▸ **WHAT YOU ARE ASKED TO DO**: From the listing that follows, reproduce only the lines from the one holding "Rebuild this chart" through the one holding "22.0, 22.15, 22.15, 0, 0];", both included, with no pictures.
[START OF EXCERPTED DATA]
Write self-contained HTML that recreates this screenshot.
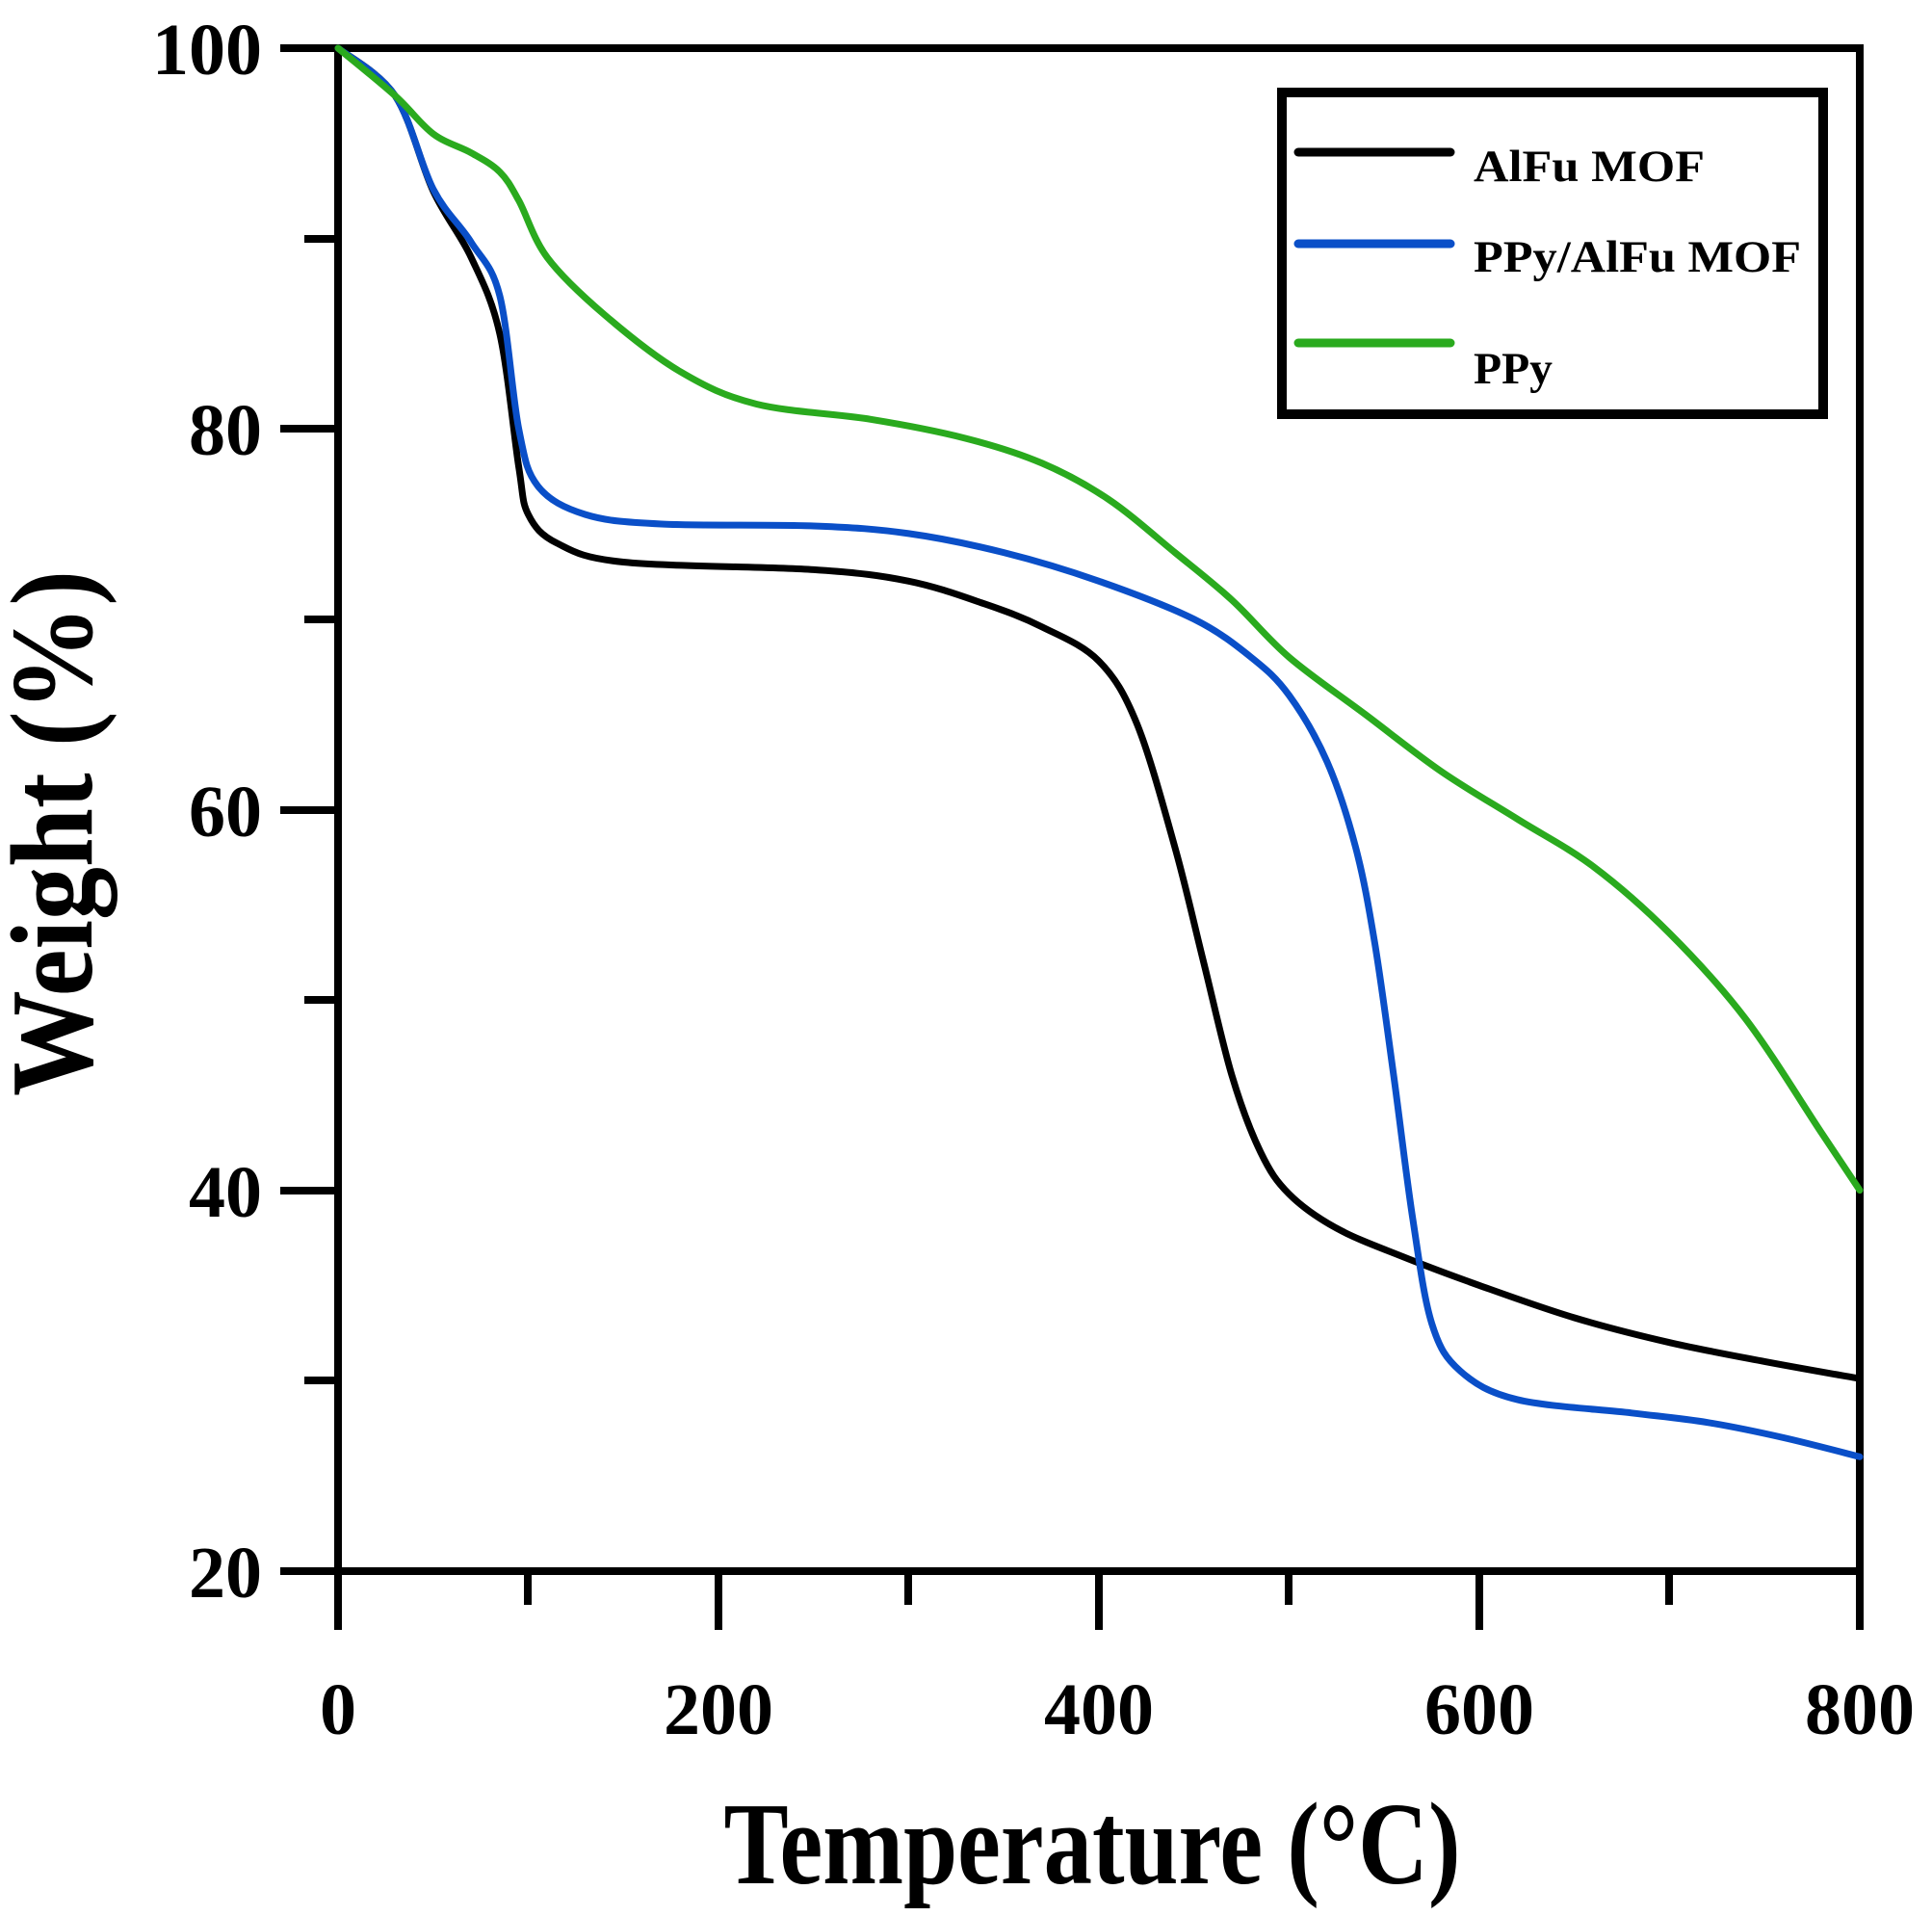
[END OF EXCERPTED DATA]
[START OF EXCERPTED DATA]
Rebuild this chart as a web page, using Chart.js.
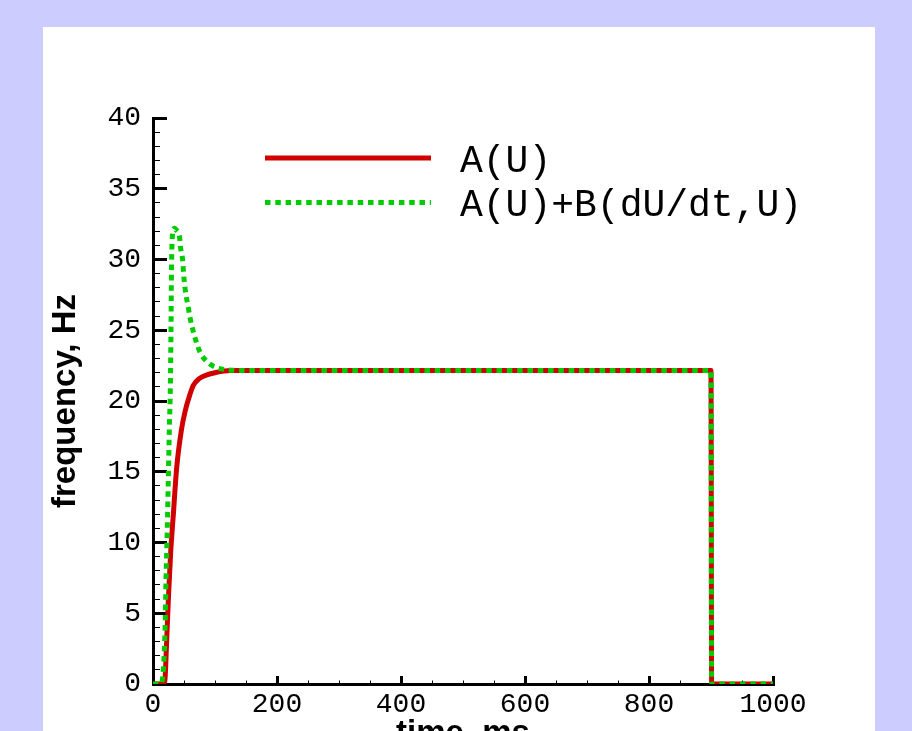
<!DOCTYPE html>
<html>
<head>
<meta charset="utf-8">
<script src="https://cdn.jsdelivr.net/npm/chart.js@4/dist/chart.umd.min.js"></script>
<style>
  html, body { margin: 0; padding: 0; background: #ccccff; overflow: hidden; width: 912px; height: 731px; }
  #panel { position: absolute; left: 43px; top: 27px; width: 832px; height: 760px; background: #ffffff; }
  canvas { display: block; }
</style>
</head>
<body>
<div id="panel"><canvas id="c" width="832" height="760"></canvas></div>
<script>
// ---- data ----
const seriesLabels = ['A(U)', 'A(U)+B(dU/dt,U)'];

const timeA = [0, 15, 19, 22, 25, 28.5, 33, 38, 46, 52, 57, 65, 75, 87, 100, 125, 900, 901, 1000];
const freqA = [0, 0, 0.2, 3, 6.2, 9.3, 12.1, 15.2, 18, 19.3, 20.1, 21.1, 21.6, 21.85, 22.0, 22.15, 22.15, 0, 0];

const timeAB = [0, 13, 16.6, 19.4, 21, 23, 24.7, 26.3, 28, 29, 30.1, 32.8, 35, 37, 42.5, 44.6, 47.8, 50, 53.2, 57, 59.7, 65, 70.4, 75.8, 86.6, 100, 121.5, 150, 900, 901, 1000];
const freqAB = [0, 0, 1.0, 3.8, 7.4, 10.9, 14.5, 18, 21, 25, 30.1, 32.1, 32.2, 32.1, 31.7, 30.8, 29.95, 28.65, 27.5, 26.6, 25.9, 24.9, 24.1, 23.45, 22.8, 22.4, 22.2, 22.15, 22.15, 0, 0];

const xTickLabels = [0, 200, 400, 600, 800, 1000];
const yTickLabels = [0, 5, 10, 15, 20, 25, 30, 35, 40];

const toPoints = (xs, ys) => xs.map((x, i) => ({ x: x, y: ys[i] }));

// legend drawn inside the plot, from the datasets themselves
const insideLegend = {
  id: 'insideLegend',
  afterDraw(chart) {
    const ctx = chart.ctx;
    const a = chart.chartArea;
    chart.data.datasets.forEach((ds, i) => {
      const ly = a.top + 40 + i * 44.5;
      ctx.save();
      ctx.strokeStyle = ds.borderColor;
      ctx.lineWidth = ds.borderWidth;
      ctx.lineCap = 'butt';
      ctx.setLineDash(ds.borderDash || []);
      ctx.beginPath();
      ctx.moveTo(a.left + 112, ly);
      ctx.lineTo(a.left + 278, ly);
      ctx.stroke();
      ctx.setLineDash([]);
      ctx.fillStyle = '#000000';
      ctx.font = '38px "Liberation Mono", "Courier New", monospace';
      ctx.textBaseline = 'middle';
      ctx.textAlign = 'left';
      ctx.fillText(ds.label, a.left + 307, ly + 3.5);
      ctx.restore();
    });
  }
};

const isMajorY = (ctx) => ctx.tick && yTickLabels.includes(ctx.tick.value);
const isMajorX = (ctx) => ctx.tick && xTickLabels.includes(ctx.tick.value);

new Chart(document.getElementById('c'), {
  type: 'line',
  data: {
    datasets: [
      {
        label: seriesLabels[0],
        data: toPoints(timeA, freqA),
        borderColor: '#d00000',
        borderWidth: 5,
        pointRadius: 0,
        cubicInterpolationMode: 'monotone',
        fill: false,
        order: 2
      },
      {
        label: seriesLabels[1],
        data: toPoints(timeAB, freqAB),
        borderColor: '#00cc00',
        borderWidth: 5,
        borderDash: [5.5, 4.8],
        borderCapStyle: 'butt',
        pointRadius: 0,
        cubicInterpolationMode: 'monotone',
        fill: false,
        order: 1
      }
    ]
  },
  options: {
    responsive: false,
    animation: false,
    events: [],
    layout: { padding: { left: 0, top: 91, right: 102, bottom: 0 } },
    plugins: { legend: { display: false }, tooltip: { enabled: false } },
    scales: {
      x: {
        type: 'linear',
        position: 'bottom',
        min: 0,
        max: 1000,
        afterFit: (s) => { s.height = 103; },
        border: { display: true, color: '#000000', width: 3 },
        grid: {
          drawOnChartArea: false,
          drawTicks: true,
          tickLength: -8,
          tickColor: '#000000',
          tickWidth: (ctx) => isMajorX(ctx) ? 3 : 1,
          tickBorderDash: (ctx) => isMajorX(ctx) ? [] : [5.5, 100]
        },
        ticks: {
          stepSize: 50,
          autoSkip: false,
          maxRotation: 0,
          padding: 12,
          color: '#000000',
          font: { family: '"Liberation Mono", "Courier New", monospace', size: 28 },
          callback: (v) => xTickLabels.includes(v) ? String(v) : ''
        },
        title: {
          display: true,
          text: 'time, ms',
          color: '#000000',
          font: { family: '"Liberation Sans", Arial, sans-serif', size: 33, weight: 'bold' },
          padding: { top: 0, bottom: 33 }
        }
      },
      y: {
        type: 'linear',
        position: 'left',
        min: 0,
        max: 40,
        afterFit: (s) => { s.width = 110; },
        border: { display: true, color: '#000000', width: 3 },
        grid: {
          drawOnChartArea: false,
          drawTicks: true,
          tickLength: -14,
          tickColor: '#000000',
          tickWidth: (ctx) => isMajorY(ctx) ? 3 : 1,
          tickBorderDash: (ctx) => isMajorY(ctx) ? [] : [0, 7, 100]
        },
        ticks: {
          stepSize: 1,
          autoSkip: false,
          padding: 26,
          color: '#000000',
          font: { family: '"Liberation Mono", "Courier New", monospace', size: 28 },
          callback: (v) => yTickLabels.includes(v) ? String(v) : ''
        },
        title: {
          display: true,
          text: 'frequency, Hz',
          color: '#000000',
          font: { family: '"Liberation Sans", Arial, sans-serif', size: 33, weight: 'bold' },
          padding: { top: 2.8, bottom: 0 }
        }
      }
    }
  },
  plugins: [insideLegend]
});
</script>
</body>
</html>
[END OF EXCERPTED DATA]
▸ **FULL SOLUTION**:
Rebuild this chart as a web page, using Chart.js.
<!DOCTYPE html>
<html>
<head>
<meta charset="utf-8">
<script src="https://cdn.jsdelivr.net/npm/chart.js@4/dist/chart.umd.min.js"></script>
<style>
  html, body { margin: 0; padding: 0; background: #ccccff; overflow: hidden; width: 912px; height: 731px; }
  #panel { position: absolute; left: 43px; top: 27px; width: 832px; height: 760px; background: #ffffff; }
  canvas { display: block; }
</style>
</head>
<body>
<div id="panel"><canvas id="c" width="832" height="760"></canvas></div>
<script>
// ---- data ----
const seriesLabels = ['A(U)', 'A(U)+B(dU/dt,U)'];

const timeA = [0, 15, 19, 22, 25, 28.5, 33, 38, 46, 52, 57, 65, 75, 87, 100, 125, 900, 901, 1000];
const freqA = [0, 0, 0.2, 3, 6.2, 9.3, 12.1, 15.2, 18, 19.3, 20.1, 21.1, 21.6, 21.85, 22.0, 22.15, 22.15, 0, 0];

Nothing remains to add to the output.